Proper English key to acceptance
IT MADE ME very sad when I heard, not too long ago, ambassador Robert “Bobby” Morris lamenting that the folks at the upper echelons of Barbadian society do not and will not accept poor people as equals.
Even those people from the working class who have risen to positions of prominence by dint of demeaning and painful exertion and discipline. Even when those people are awarded official accolades and promotion. But no one should really be surprised at this because of one reason above all else.
Many proletarian social climbers do not seem to recognise one very important fact. As long as they do not police their own spoken and written expression to an adequate level, “bougoise” society will never genuinely accept them as equals.
What the “upper middle class” and the “upper class” say to one’s face stands always in stark contrast to what they say in their own company.
My late father, Harley S. L. Moseley, Queen’s Counsel, came from a poor family. Driven by a burning ambition to succeed and excel, he forced himself by the application of sheer willpower to perform well at Combermere, Harrison College and Codrington College. He was then able to attend Magdalen College at Oxford University and Durham University in the United Kingdom.
He daily hobnobbed and interacted with the most conscientious speakers of the English language. And of course, his tutors were every bit, if not more, fastidious where grammar and pronunciation were concerned.
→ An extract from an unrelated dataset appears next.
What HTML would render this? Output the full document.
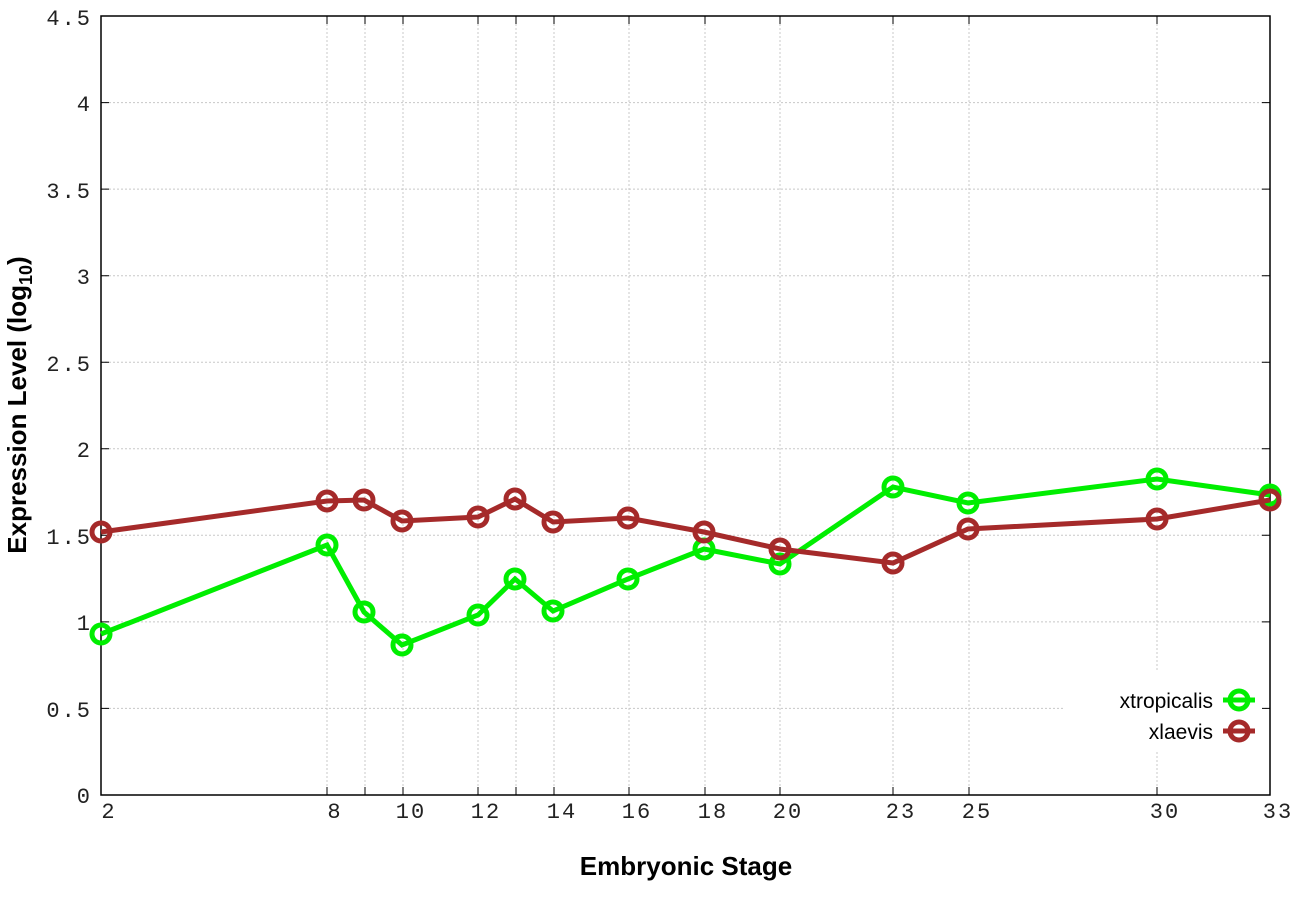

I have come to realise over the years that in my own social intercourse with all kinds of people, I have been too extreme and insistent in my efforts to encourage people to speak and write proper English. And to render a much higher level of pronunciation as well.
But if we proletarian (proletarian at least in spirit) folk want to be accepted, it is absolutely necessary to be more precise, more careful, and to exert more effort where language is concerned. At least where it is really necessary.
I do not expect the same degree of precision and correctness (to say the least) from people who have to concentrate on properly facing some of the harsh realities of life. I would expect more from more formally educated and usually more comfortable, and better positioned folks.
I am not asking anyone to kill themselves when it comes to rendering an acceptable level of proper English. I do not want anybody to get tongue-tied. All that I am asking is to try harder sometimes.